Late Sen. Edward M. Kennedy (D-MA)

The FBI today released its files on the late Ted Kennedy — over 2,200 pages in all and covering such areas as death threats against the senator, J. Edgar Hoover’s interest in Kennedy’s meeting with leftists abroad, and Chappaquiddick (though the FBI was actually not involved in investigating the case).

Download the files, which cover a period from the early 1960s through the early 1990s, here. See anything interesting? Leave a comment below or send us an email.

There are at least 500 pages devoted to threats made against Kennedy — from groups like the KKK, the Minutemen, the National Socialist White People’s Party, as well as from individuals angry about Kennedy’s stance on Northern Ireland.

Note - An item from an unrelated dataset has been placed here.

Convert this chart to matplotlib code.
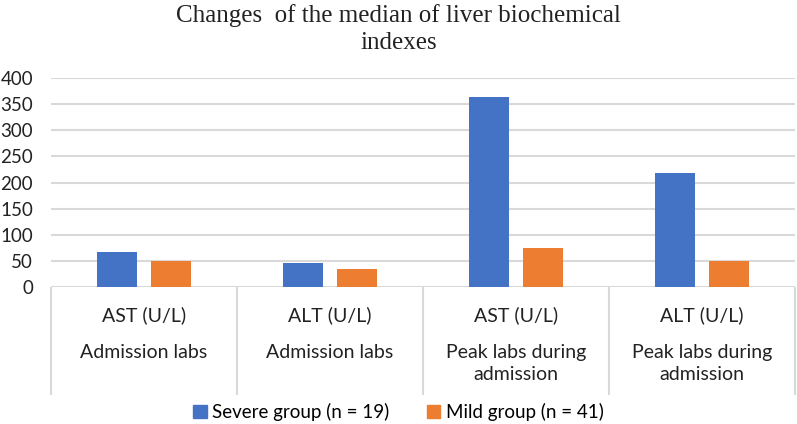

In April 1982, for example, the chairman of the Florida Democratic Party reported to the FBI that a person was calling his office repeatedly and claiming that “Senator Kennedy would be killed by a cross-bow if he decides to run for president.” The person “also advised that the subject did not threaten Senator Kennedy personally but advised that this will happen if he runs.” The caller identified himself as the “chairman of the Yellowstone Liberation Party” and a member of the National Rifle Association. The details are on page 94 here (.pdf).

In a typical example (.pdf) of the Hoover FBI’s intense interest in tracking contact with leftists, a Mexico City-based FBI agent sent a memo to Hoover in July 1961 stating that “As bureau is aware president’s brother Edward M. Kennedy presently making tour of Latin America accompanied by Dr. John N. Plank.” The agent spoke with Plank, a member of the Harvard faculty, and reported that “Kennedy is interested in meeting with ‘Leftists’ to talk with them and determine why they think as they do.”

On his return from that trip, Kennedy left a black notebook on a Pan American plane, which was retrieved by a passenger and then obtained by the FBI. Before returning it to him, a San Francisco-based agent went through it and summarized Kennedy’s notes from the trip in a memo to Hoover. See page 5 here (.pdf).

Concerning Mexico, Kennedy wrote, according to the FBI memo, “On Communists — they pressent little threat to the great mass of Mexicans because their ideology of the country is firmly entrenched in the ideals of the revolution. … They hate us, one: because we are rich; two: war of 1847; three: occupation of Veracruz.”

There are also plenty of unsubstantiated rumors and bogus tips that made it into the FBI file. As the bureau writes in the introduction to the documents:

[I]t contains report of a rumor from an informant suggesting that elements of the Mafia wanted attack the character of Edward and Robert Kennedy and their brother-in-law Peter Lawford by working through associates of Frank Sinatra to compromise them at a New York party. In the convoluted rumor, both Frank Sinatra and Marilyn Monroe were to be involved. The FBI did not consider the rumor solid, and no other mention of it appears in the file, suggesting that the informant did not supply any corroboration to the story.